Wind & Solar Power Are Fake & Gay
Update: Original title----Every Inch of Texas, California, Oregon, And More, Are Needed To Supply Wind Power To The USA---was too unwieldy. Changed.
From Nate Winchester comes this email with a fun back-of-the envelope problem:
I was reading some energy debate comments when a thought struck. So I decided to check this.
Per the US Energy Information Agency the USA consumed 92.94 quadrillion Btu in 2020.
1 megawatt = 3,409,510 Btu.
That means in 2020, the USA consumed 27,259,048,954 megawatts (or 27.25 billion).
Now per In The Footprint of Energy: Land Use of U.S. Electricity Production, Strata Policy found that wind power requires 70.64 acres per megawatt and solar power requires 43.50 acres per megawatt.
That means to go green, just for 2020, wind power would require 1,925,579,218,128 acres. Solar power would require 1,185,768,629,499 acres.
The ENTIRE land surface of the earth is 36,803,875,537 acres.
Meaning IF we assume that renewables are operating optimally AND assume that they are doing so at all times, we could cover the ENTIRE surface of Earth with wind & solar and still not generate enough energy for the United States ALONE - much less any other nation.

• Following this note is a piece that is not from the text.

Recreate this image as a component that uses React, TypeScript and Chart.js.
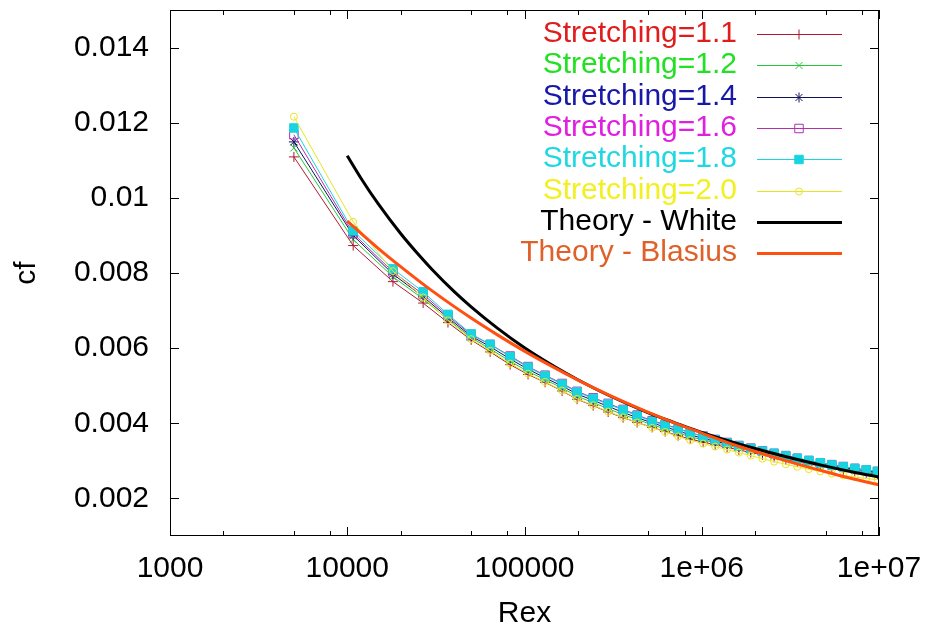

Did I miss anything or make an error?
Let's write it out so everybody can follow along. Step one, yes, the EIA says 92.94 quadrillion BTUs were consumed in 2020. That's 92.94 x 10^15 BTU. This is also written 92.94E15 in shorthand.
I went to a site that does conversions and discovered 1 megawatt = 3,412,141 BTU/hour. Pretty close to your figure, and surely within the uncertainty.
That means the US consumes
1 MW/(3.41E6 BTU/h) * 92.94E15 BTU = 27,255,131,965 MW h = 27.26E9 MW h,
or a 27.26 billion MW hours.
Now according to your source on land use for WIND:
According to the National Renewable Energy Laboratory, large wind facilities use between 24.7 and 123.6 acres per megawatt of output capacity. Most of the area is due to necessary spacing between turbines, which is typically five to 10 rotor diameter lengths. According to Tom Gray of the American Wind Energy Association, the average total land use for wind is 60 acres per megawatt. Such extensive land use requirements become staggering when considered on a national scale. For example, for a wind facility to match the output of a 1.3 square mile 1,000 megawatt nuclear plant, it would need an area of approximately 85,240 acres or 133 square miles.
Let's use the 60 acres/1 MW figure, recalling there are about 8760 hours per year, and the other figures are all by year (the notation we left out).
Then
(60a/1MW) * 27.26E9 MW h * 1 year/8760 h = 186,712,329 acres.
As we remember from middle school 1 mile^2 is 640 acres. Thus
186,712,329 a * 1 m^2/640 = 291,738 m^2.
So we'd need 292 thousand square miles, which is roughly 1/13 of the entire land surface of the USA, of windmills turning constantly to provide all the energy we need in 2020.
Texas, for instance, is 269 thousand m^2, so we'd need all of Texas, and a great chunk of Louisiana, just for windmills.
If instead the 123.6 acres per megawatt is correct, we'd need 600 thousand m^2. So we'd have to add all of California and Oregone, too (there is no misspelling). And that's not considering all the constant maintenance and breakdowns, and calm days!, which would put a good chunk of the system off line a lot of time.
Meaning we'd have to add even more land to get consistent power. Add in Washington and New York. Every inch of them.
In short, wind is not the answer.
How about solar? That same source says:
Consequently, utility scale solar requires an average of 8.1 acres per megawatt capacity of electricity generation and thermal solar plants require 10 acres per megawatt capacity. These estimates include land used for access roads and transmission lines. Unlike wind, this land is unusable for other purposes.
Call it 10 a/MW. Then, using the similar calculations, we'd need 48,623 m^2. That's a good chunk of South Carolina.
It'd be more than this because of the space needed for transmission lines. Also, since in my places it gets dark at night, and cloudy from time to time, we'd need to boost these figures even more. Call it double as a conservative guess.
That means roughly 100 M^2, which is Kentucky.
Solar won't do it either.
Solar projects can be hobby-type or small-scale augmentations, but wind is a boondoogle from the get go. Not only are windmills massive land grabbers, they are inefficient, prone to costly breakdowns, and butt ugly landsores. Not to mention all the dead birds.
They make certain people feel good, though. And isn't that what it's all about?